Procurando a resposta a essas perguntas a comunidade científica do mundo inteiro se uniu em torno de quatro grandes colaborações internacionais para construir detectores e preparar a infra-estrutura necessária para observação desses eventos. A comunidade científica brasileira vem participando dos quatro experimentos do LHC.Da colaboração ALICE participam pesquisadores da USP e Unicamp, da colaboração ATLAS participam pesquisadores da UFRJ, da colaboração CMS participam pesquisadores da UERJ, UFRJ, CBPF, UNESP, USP e UFABC, e da colaboração LHCb participam pesquisadores da UFRJ e do CBPF.

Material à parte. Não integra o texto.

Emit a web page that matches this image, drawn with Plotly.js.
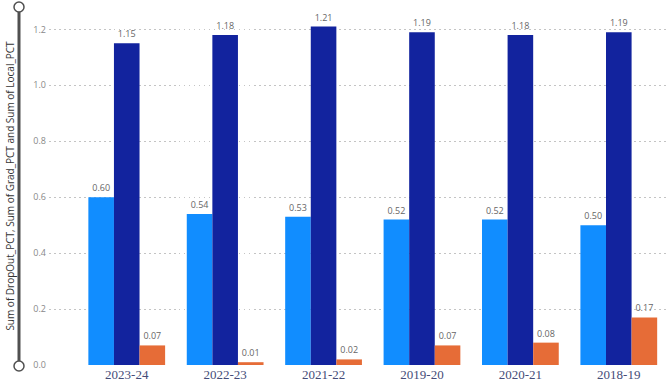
<!DOCTYPE html>
<html>
<head>
<meta charset="utf-8">
<script src="https://cdn.plot.ly/plotly-3.0.1.min.js"></script>
<style>html,body{margin:0;padding:0;background:#fff;}#chart{width:670px;height:382px;}</style>
</head>
<body>
<div id="chart"></div>
<script>
const categories = ["2023-24", "2022-23", "2021-22", "2019-20", "2020-21", "2018-19"];
const dropoutPct = [0.60, 0.54, 0.53, 0.52, 0.52, 0.50];
const gradPct = [1.15, 1.18, 1.21, 1.19, 1.18, 1.19];
const localPct = [0.07, 0.01, 0.02, 0.07, 0.08, 0.17];
const seriesNames = ["Sum of DropOut_PCT", "Sum of Grad_PCT", "Sum of Local_PCT"];
const seriesColors = ["#118DFF", "#12239E", "#E66C37"];
const yTicks = [0, 0.2, 0.4, 0.6, 0.8, 1.0, 1.2];

const allSeries = [dropoutPct, gradPct, localPct];
const traces = allSeries.map((vals, i) => ({
  type: "bar",
  name: seriesNames[i],
  x: categories,
  y: vals,
  marker: {color: seriesColors[i]},
  text: vals.map(v => v.toFixed(2)),
  textposition: "outside",
  textfont: {family: "Open Sans, sans-serif", size: 9, color: "#666666"},
  cliponaxis: false,
  hoverinfo: "none"
}));

const layout = {
  width: 670, height: 382,
  margin: {l: 49, r: 2, t: 7, b: 17},
  paper_bgcolor: "#ffffff",
  plot_bgcolor: "#ffffff",
  barmode: "group",
  bargap: 0.22,
  bargroupgap: 0,
  showlegend: false,
  xaxis: {
    type: "category",
    range: [-0.79, 5.5],
    showgrid: false, zeroline: false, showline: false,
    ticks: "",
    tickfont: {family: "Liberation Serif, serif", size: 13, color: "#454c78"},
    fixedrange: true
  },
  yaxis: {
    range: [0, 1.28],
    tickvals: yTicks,
    ticktext: yTicks.map(v => v.toFixed(1)),
    showgrid: true,
    gridcolor: "#c4c4c4",
    griddash: "1.5px,3.5px",
    gridwidth: 1,
    zeroline: false,
    showline: false,
    ticks: "",
    ticklabelstandoff: 2,
    tickfont: {family: "Open Sans, sans-serif", size: 9, color: "#888888"},
    title: {
      text: "Sum of DropOut_PCT, Sum of Grad_PCT and Sum of Local_PCT",
      font: {family: "Open Sans, sans-serif", size: 10, color: "#333333"},
      standoff: 16
    },
    fixedrange: true
  },
  shapes: [
    {type: "line", xref: "paper", yref: "paper", x0: -30/619, x1: -30/619, y0: -1/358, y1: 358/358, line: {color: "#505050", width: 3}},
    {type: "circle", xref: "paper", yref: "paper", x0: -35/619, x1: -25/619, y0: 353/358, y1: 363/358, fillcolor: "#ffffff", line: {color: "#505050", width: 1.5}},
    {type: "circle", xref: "paper", yref: "paper", x0: -35/619, x1: -25/619, y0: -6/358, y1: 4/358, fillcolor: "#ffffff", line: {color: "#505050", width: 1.5}}
  ]
};

Plotly.newPlot("chart", traces, layout, {displayModeBar: false, staticPlot: true});
</script>
</body>
</html>
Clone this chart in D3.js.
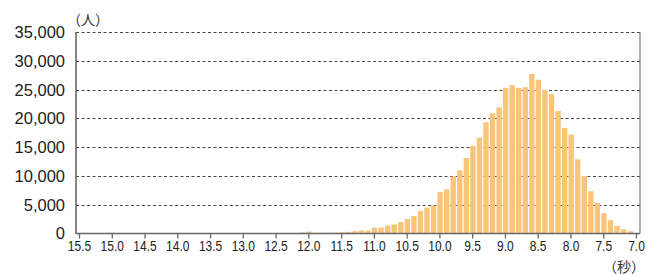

A ciência é internacional e o programa do LHC a sua mais clara expressão. A complexidade para a busca das respostas a estes questionamentos é tal que nenhum país do mundo possui capital humano, financeiro e tecnológico para resolvê-las sozinho. É talvez a primeira vez na história da humanidade em que todas as nações do mundo assim capacitadas se unem para a busca de um objetivo comum, compartilhando com todos o conhecimento desenvolvido por cada um, oferecendo o que possuem e desenvolvendo em forma colaborativa as tecnologias necessárias para responder a esta pergunta milenar: afinal, do que é feito o mundo?
Alienar-se deste processo de compartilhamento de informações é negar-se a oportunidade de dominar as novas tecnologias decorrentes deste processo. Participar deste empreendimento é caminhar lado a lado como as demais nações, doando o que se possui, e recebendo o muito disponibilizado por todos.
Anos excitantes estão por vir e deles não seremos apenas expectadores privilegiados, mas sim atores participantes desta fantástica empreitada.